Ascendancy: Losing My Mother & Finding My Way

To hear Chelle read her piece, click the link below.

 

As I write this, one friend has just entered hospice care, as we anticipate the death of yet another parent. I am tired. Nevertheless, I press on. It is what I do.

Teach us to number our days, that we may gain a heart of wisdom. Psalms 90:12 NIV

In our family, we say that “joy and sorrow live in the same house.” I laugh when I cry, and even in my deepest moments of sorrow and grief, I am able to smile. I laughingly said of 2022, “it was the year that everybody died,” until 2022 became 2023 and I had yet to be done with my grief.

Physics, which might seem unrelated to grief and sorrow, teaches us that electromagnetic anomalies precede catastrophic earthquakes…even the Universe has her tells. Losing my mother was the last of my Redwoods to fall.

Losing my mother was the last of my Redwoods to fall.

Her death was my electromagnetic anomaly, the thing upending the rhythm of my world. More than a year since I lost her, grieving still requires so much energy that on occasion, I forget to breathe. My therapist—my guide to living in this new world—tells me that grief never ends, but rather changes.

Change is the way of nature. I was raised in a fiercely matrilineal tradition: where strong women, supported by strong, loving men, carry the standards and secure the traditions and legacies that make us who we are. We’re not for everybody. We come from determined, relentless, survivor stock, and do not suffer fools gladly.

When Granny, our matriarch, died, and Mommy ascended, I sensed a shift. When Mommy let go of my hand, the bedrock beneath my feet crumbled as the earth shook. I should’ve fallen through the ground, but my ancestors would not let that happen.

Now, I am she who leads our family.

My principal coping strategy is my faith. When Mommy died, I offered this supplication,

Mother God,

I am exhausted by all this grief. I realize that I could pretend to be strong enough to bear it, but I choose not to.

I humbly yield, preferring to hide myself in You. Cradle me beneath the shadow of Your Wings. Let my ancestors whisper words of affirmation to my weary heart, and courage to trust Your Will.  I stand, but only by Your Grace. Daughter, granddaughter, and legacy of Queens unnamed to me except in spirit, deal gently with your humble servant.

Aşę Amen, and so it is.

I lost my Mother and began finding my way.

I lost my Mother and began finding my way.

I’ve spent my entire life seeking fairness, expecting reciprocity, not giving with the expectation of receiving, but believing that my turn would come. Far more often, recipients became accustomed to my giving.
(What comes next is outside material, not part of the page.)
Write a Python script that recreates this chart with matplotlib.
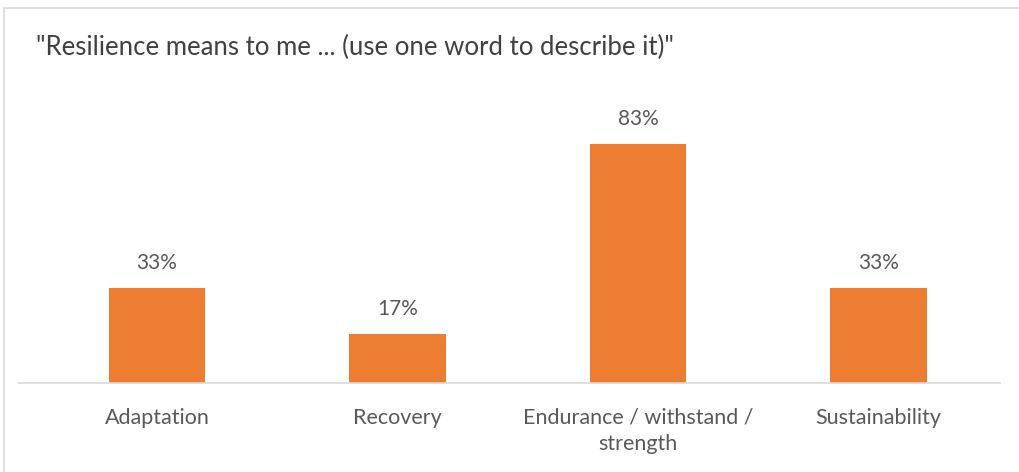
import matplotlib
matplotlib.use("Agg")
import matplotlib.pyplot as plt
from matplotlib.patches import Rectangle

categories = ["Adaptation", "Recovery", "Endurance / withstand /\nstrength", "Sustainability"]
values = [33, 17, 83, 33]
labels = ["33%", "17%", "83%", "33%"]
title = '"Resilience means to me ... (use one word to describe it)"'

W, H = 1019, 472
fig = plt.figure(figsize=(W / 100, H / 100), dpi=100)
plt.rcParams['font.family'] = ['Lato', 'DejaVu Sans']
FW = 'normal'

# outer border
fig.patches.append(Rectangle((4 / W, -0.1), 1.2, (H - 8) / H + 0.1, transform=fig.transFigure,
                             fill=False, edgecolor='#D9D9D9', linewidth=1.2))

x0, x1 = 19, 1000
ybot, ytop = 383, 95
ax = fig.add_axes([x0 / W, (H - ybot) / H, (x1 - x0) / W, (ybot - ytop) / H])
pos = list(range(len(categories)))
ax.bar(pos, values, width=0.4, color='#ED7D31')
ax.set_xlim(-0.574, 3.505)
ax.set_ylim(0, 100)
for p, v, l in zip(pos, values, labels):
    ax.annotate(l, (p, v), xytext=(0, 11), textcoords='offset points', ha='center', va='bottom',
                fontsize=15, color='#595959', fontweight=FW)
for s in ['top', 'right', 'left']:
    ax.spines[s].set_visible(False)
ax.spines['bottom'].set_color('#D9D9D9')
ax.spines['bottom'].set_linewidth(1.2)
ax.set_yticks([])
ax.set_xticks(pos)
ax.set_xticklabels(categories, fontsize=15.5, color='#595959', linespacing=1.4, fontweight=FW)
ax.tick_params(axis='x', length=0, pad=18)

fig.text(36 / W, 1 - 47 / H, title, fontsize=18.5, color='#404040', va='center', ha='left', fontweight=FW)

fig.savefig("out.png", dpi=100)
I look back, realizing that I missed moments, opportunities, and experiences now lost to me.

That Was My Own Fault.

My mother will never again hold my hand.

I will never pick another apple from my Granny’s tree, and will never get another chance to back the ‘68 Chrysler New Yorker that my grandfather bought for her new—off the showroom floor—out of their garage.

Seasons change. Kids grow up.  People die. Relationships, connections, and transitions happen. Everything changes, whether you’re ready or not. I am grateful for my anchors, my faith, my family, and the circle that surrounds me.

My faith is not magic.

There are people who do not believe in God.

What my faith is, is a frame for the life I live.

Finding my way means I choose.

I Can Choose to Sit with My Regrets…

…or I can choose better…

treating myself like a loved one…

giving with an open hand…

being who I truly am, giving not out of a sense of obligation but solely because it gives me joy…

setting boundaries…

Because none of this is promised…

…and all this [expletive] ends.

Thus endeth the lesson, and the people said, Amen.